Durante a conversa na sua sala com os membros da AJTL, Antónia Martins e os colegas do Diligente, membros da PDHJ e demais jornalistas, o comandante da esquadra de Dom Aleixo, Alex da Costa “Samurai”, revelou que os procedimentos são motivados pela visita do Papa Francisco ao país. “Vivemos numa democracia, mas não podemos permitir a invenção ou divulgação de situações que possam prejudicar a vinda do Papa”, afirmou.
Na sede da polícia, a situação agravou-se devido a abuso de poder. Quando os colegas jornalistas de Antónia Martins entraram na esquadra, foram imediatamente ordenados por polícias que se encontravam na receção a sentar-se, mesmo que não quisessem. Foi-lhes dito que tinham de cumprir as regras estabelecidas no edifício e que quem se recusasse a sentar teria de sair. “Isto é intimidação e abuso de poder”, observou Eduardo Soares, jornalista e diretor do Diligente.

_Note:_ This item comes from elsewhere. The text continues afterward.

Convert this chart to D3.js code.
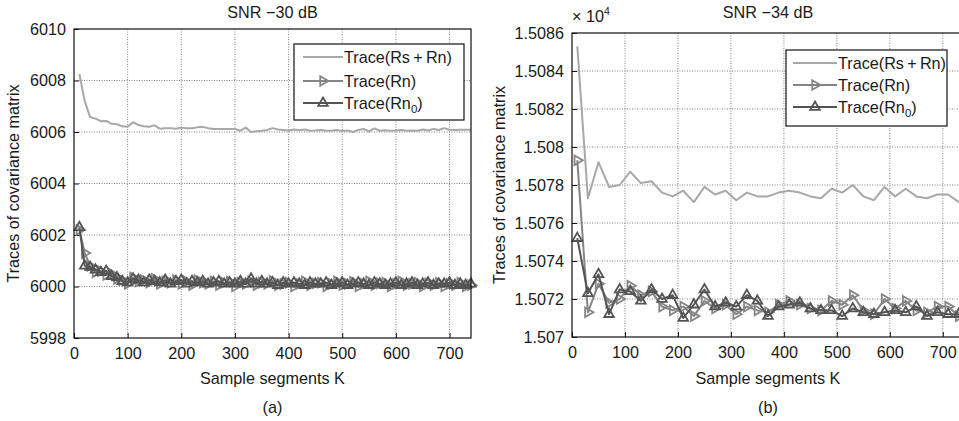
<!DOCTYPE html>
<html>
<head>
<meta charset="utf-8">
<script src="https://cdnjs.cloudflare.com/ajax/libs/d3/7.8.5/d3.min.js"></script>
<style>
  body { margin: 0; background: #fff; }
  text { font-family: "Liberation Sans", Arial, sans-serif; fill: #1a1a1a; }
</style>
</head>
<body>
<div id="chart"></div>
<script>
// ---- panel (a): SNR -30 dB, sample every 10 segments
const kA = [10,20,30,40,50,60,70,80,90,100,110,120,130,140,150,160,170,180,190,200,
  210,220,230,240,250,260,270,280,290,300,310,320,330,340,350,360,370,380,390,400,
  410,420,430,440,450,460,470,480,490,500,510,520,530,540,550,560,570,580,590,600,
  610,620,630,640,650,660,670,680,690,700,710,720,730,740];
const rsrnA = [6008.25,6007.2,6006.58,6006.52,6006.42,6006.43,6006.32,6006.3,6006.22,6006.2,
  6006.38,6006.27,6006.22,6006.2,6006.26,6006.13,6006.15,6006.15,6006.13,6006.17,
  6006.15,6006.15,6006.18,6006.2,6006.15,6006.12,6006.12,6006.12,6006.12,6006.12,
  6006.05,6006.17,6006.0,6006.03,6006.05,6006.08,6006.15,6006.1,6006.08,6006.06,
  6006.1,6006.07,6006.1,6006.05,6006.06,6006.08,6006.05,6006.05,6006.08,6006.04,
  6006.06,6006.0,6006.08,6006.12,6006.02,6006.14,6006.05,6006.07,6006.05,6006.06,
  6006.08,6006.05,6006.06,6006.05,6006.1,6006.06,6006.12,6006.08,6006.15,6006.09,
  6006.08,6006.09,6006.09,6006.09];
const rnA = [6002.2,6001.3,6000.8,6000.55,6000.6,6000.45,6000.5,6000.3,6000.25,6000.1,
  6000.35,6000.2,6000.25,6000.15,6000.3,6000.1,6000.2,6000.15,6000.25,6000.1,
  6000.2,6000.05,6000.25,6000.15,6000.1,6000.2,6000.05,6000.15,6000.2,6000.0,
  6000.15,6000.1,6000.2,6000.05,6000.15,6000.1,6000.22,6000.05,6000.1,6000.15,
  6000.0,6000.1,6000.2,6000.05,6000.12,6000.15,6000.0,6000.1,6000.2,6000.05,
  6000.1,6000.18,6000.0,6000.1,6000.2,6000.05,6000.12,6000.15,6000.0,6000.1,
  6000.2,6000.05,6000.1,6000.15,6000.0,6000.12,6000.05,6000.15,6000.0,6000.1,
  6000.05,6000.15,6000.0,6000.05];
const rn0A = [6002.3,6000.8,6000.75,6000.65,6000.55,6000.6,6000.4,6000.35,6000.2,6000.15,
  6000.3,6000.25,6000.15,6000.25,6000.2,6000.15,6000.25,6000.1,6000.2,6000.25,
  6000.1,6000.2,6000.15,6000.2,6000.1,6000.15,6000.2,6000.1,6000.15,6000.1,
  6000.2,6000.1,6000.3,6000.1,6000.2,6000.1,6000.15,6000.05,6000.15,6000.1,
  6000.15,6000.1,6000.05,6000.15,6000.1,6000.1,6000.15,6000.05,6000.1,6000.15,
  6000.05,6000.1,6000.15,6000.1,6000.05,6000.15,6000.1,6000.05,6000.1,6000.15,
  6000.05,6000.1,6000.15,6000.05,6000.1,6000.15,6000.05,6000.1,6000.1,6000.15,
  6000.05,6000.1,6000.05,6000.1];
const yTicksA = [5998, 6000, 6002, 6004, 6006, 6008, 6010];
const yLabelsA = ["5998", "6000", "6002", "6004", "6006", "6008", "6010"];

// ---- panel (b): SNR -34 dB, sample every 20 segments
const kB = [10,30,50,70,90,110,130,150,170,190,210,230,250,270,290,310,330,350,370,
  390,410,430,450,470,490,510,530,550,570,590,610,630,650,670,690,710,730];
const rsrnB = [15085.3,15077.3,15079.2,15077.9,15078.0,15078.7,15078.1,15078.2,15077.6,15077.4,
  15077.7,15077.1,15077.9,15077.5,15077.7,15077.2,15077.6,15077.4,15077.4,
  15077.6,15077.7,15077.6,15077.4,15077.3,15077.8,15077.6,15078.0,15077.4,15077.2,
  15077.9,15077.4,15077.8,15077.4,15077.3,15077.5,15077.5,15077.1];
const rnB = [15079.3,15071.3,15072.8,15071.8,15072.0,15072.7,15072.2,15072.4,15071.6,15071.4,
  15071.6,15071.1,15071.9,15071.5,15071.7,15071.2,15071.6,15071.4,15071.3,
  15071.7,15071.9,15071.7,15071.5,15071.4,15071.9,15071.7,15072.2,15071.4,15071.2,
  15072.0,15071.5,15071.9,15071.4,15071.3,15071.6,15071.6,15071.1];
const rn0B = [15075.2,15072.3,15073.3,15071.2,15072.5,15072.4,15071.9,15072.5,15072.0,15072.2,
  15071.0,15071.7,15072.5,15071.6,15071.8,15071.6,15072.2,15071.9,15071.1,
  15071.6,15071.7,15071.8,15071.5,15071.4,15071.4,15071.1,15071.5,15071.3,15071.2,
  15071.3,15071.4,15071.3,15071.6,15071.1,15071.3,15071.2,15071.2];
const yTicksB = [15070, 15072, 15074, 15076, 15078, 15080, 15082, 15084, 15086];
const yLabelsB = ["1.507", "1.5072", "1.5074", "1.5076", "1.5078", "1.508", "1.5082", "1.5084", "1.5086"];

const xTicks = [0, 100, 200, 300, 400, 500, 600, 700];
const xLabels = ["0", "100", "200", "300", "400", "500", "600", "700"];

const W = 959, H = 421;
const FS = 16.2;
const colRsRn = "#a8a8a8", colRn = "#858585", colRn0 = "#545454";

const svg = d3.select("#chart").append("svg")
  .attr("width", W).attr("height", H);

const triUp = d3.symbol().type(d3.symbolTriangle).size(40);

function panel(opt) {
  const x = d3.scaleLinear().domain([0, 740]).range([opt.left, opt.right]);
  const y = d3.scaleLinear().domain(opt.yDomain).range([opt.bottom, opt.top]);
  const g = svg.append("g");

  // grid (MATLAB style dotted)
  g.append("g").selectAll("line").data(xTicks.slice(1)).join("line")
    .attr("x1", d => x(d)).attr("x2", d => x(d))
    .attr("y1", opt.top).attr("y2", opt.bottom)
    .attr("stroke", "#666").attr("stroke-width", 0.8).attr("stroke-dasharray", "1,1.5");
  g.append("g").selectAll("line").data(opt.yTicks.slice(1, -1)).join("line")
    .attr("x1", opt.left).attr("x2", opt.right)
    .attr("y1", d => y(d)).attr("y2", d => y(d))
    .attr("stroke", "#666").attr("stroke-width", 0.8).attr("stroke-dasharray", "1,1.5");

  // axes with inward ticks
  const xAx = g.append("g").attr("transform", `translate(0,${opt.bottom})`)
    .call(d3.axisBottom(x).tickValues(xTicks).tickSizeInner(-5).tickSizeOuter(0)
      .tickPadding(9).tickFormat((d, i) => xLabels[i]));
  const yAx = g.append("g").attr("transform", `translate(${opt.left},0)`)
    .call(d3.axisLeft(y).tickValues(opt.yTicks).tickSizeInner(-5).tickSizeOuter(0)
      .tickPadding(8).tickFormat((d, i) => opt.yLabels[i]));
  [xAx, yAx].forEach(a => {
    a.select(".domain").remove();
    a.selectAll("text").attr("font-size", FS).attr("fill", "#1a1a1a")
      .style("font-family", '"Liberation Sans", Arial, sans-serif');
    a.selectAll(".tick line").attr("stroke", "#111");
  });

  // series
  const line = d3.line().x(d => x(d[0])).y(d => y(d[1]));
  const series = [
    { v: opt.rsrn, c: colRsRn, m: null },
    { v: opt.rn, c: colRn, m: "right" },
    { v: opt.rn0, c: colRn0, m: "up" }
  ];
  series.forEach(s => {
    const pts = opt.k.map((k, i) => [k, s.v[i]]);
    g.append("path").datum(pts).attr("d", line)
      .attr("fill", "none").attr("stroke", s.c).attr("stroke-width", 2)
      .attr("stroke-linejoin", "round");
    if (s.m) {
      g.append("g").selectAll("path").data(pts).join("path")
        .attr("d", triUp)
        .attr("transform", d => `translate(${x(d[0])},${y(d[1])})` + (s.m === "right" ? " rotate(90)" : ""))
        .attr("fill", "none").attr("stroke", s.c).attr("stroke-width", 1.8);
    }
  });

  // frame
  g.append("rect").attr("x", opt.left).attr("y", opt.top)
    .attr("width", opt.right - opt.left).attr("height", opt.bottom - opt.top)
    .attr("fill", "none").attr("stroke", "#111").attr("stroke-width", 1.2);

  // legend
  const L = opt.legend;
  g.append("rect").attr("x", L.x).attr("y", L.y).attr("width", L.w).attr("height", L.h)
    .attr("fill", "#fff").attr("stroke", "#111").attr("stroke-width", 1.2);
  const names = [["Trace(Rs\u2009+\u2009Rn)"], ["Trace(Rn)"], ["Trace(Rn", "0", ")"]];
  series.forEach((s, i) => {
    const ly = L.rows[i];
    g.append("line").attr("x1", L.lx0).attr("x2", L.lx1).attr("y1", ly).attr("y2", ly)
      .attr("stroke", s.c).attr("stroke-width", 2);
    if (s.m) {
      g.append("path").attr("d", triUp)
        .attr("transform", `translate(${(L.lx0 + L.lx1) / 2},${ly})` + (s.m === "right" ? " rotate(90)" : ""))
        .attr("fill", "none").attr("stroke", s.c).attr("stroke-width", 1.8);
    }
    const t = g.append("text").attr("x", L.lx1 + 1).attr("y", ly + 6).attr("font-size", FS);
    t.append("tspan").text(names[i][0]);
    if (names[i].length > 1) {
      t.append("tspan").attr("font-size", 11.5).attr("dy", 4).text(names[i][1]);
      t.append("tspan").attr("dy", -4).text(names[i][2]);
    }
  });

  const mid = (opt.left + opt.right) / 2;
  // title
  g.append("text").attr("x", mid).attr("y", 18).attr("text-anchor", "middle")
    .attr("font-size", FS).text(opt.title);
  // x label + panel tag
  g.append("text").attr("x", mid).attr("y", 384).attr("text-anchor", "middle")
    .attr("font-size", FS).text("Sample segments K");
  g.append("text").attr("x", mid).attr("y", 413).attr("text-anchor", "middle")
    .attr("font-size", FS).text(opt.tag);
  // y label
  const ym = (opt.top + opt.bottom) / 2;
  g.append("text").attr("transform", `translate(${opt.ylabX},${ym}) rotate(-90)`)
    .attr("text-anchor", "middle").attr("font-size", FS)
    .text("Traces of covariance matrix");
  return { x, y, g };
}

panel({
  left: 74, right: 471, top: 29, bottom: 338,
  yDomain: [5998, 6010], yTicks: yTicksA, yLabels: yLabelsA,
  k: kA, rsrn: rsrnA, rn: rnA, rn0: rn0A,
  title: "SNR \u221230 dB", tag: "(a)", ylabX: 19,
  legend: { x: 294, y: 44, w: 170, h: 76, lx0: 303, lx1: 343, rows: [57, 81, 103] }
});

const pb = panel({
  left: 572, right: 964, top: 33, bottom: 337,
  yDomain: [15070, 15086], yTicks: yTicksB, yLabels: yLabelsB,
  k: kB, rsrn: rsrnB, rn: rnB, rn0: rn0B,
  title: "SNR \u221234 dB", tag: "(b)", ylabX: 505,
  legend: { x: 786, y: 50, w: 161, h: 76, lx0: 793, lx1: 837, rows: [63, 85, 107] }
});

// exponent label for panel (b)
const ex = pb.g.append("text").attr("x", 572).attr("y", 22).attr("font-size", FS);
ex.append("tspan").text("\u00d7 10");
ex.append("tspan").attr("font-size", 10.5).attr("dy", -7).text("4");
</script>
</body>
</html>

O Diligente repudia qualquer forma de intimidação ou de tentativa de censura contra os jornalistas e condena veementemente a atuação das forças policiais-militares contra os cidadãos de Timor-Leste e trabalhadores, que, sem qualquer fundamento, são humilhados por ações ilegais cometidas pelos agentes. Como diria o educador Paulo Freire: “Quando a educação não é libertadora, o sonho do oprimido é ser o opressor.”
Que democracia é esta? Estes governantes são uma vergonha, envergonham Timor-Leste e todos aqueles que lutaram pela libertação do povo!
Alguem ja se esqueceu do procedimento da policia e tentaras indonesios nao ha muito tempo atras? Dejavu?
Um jornalista imcomoda muita gente, dois jornalistas incomodam muito mais!
Alguem tem de informar o Papa desse procedimento pidesco.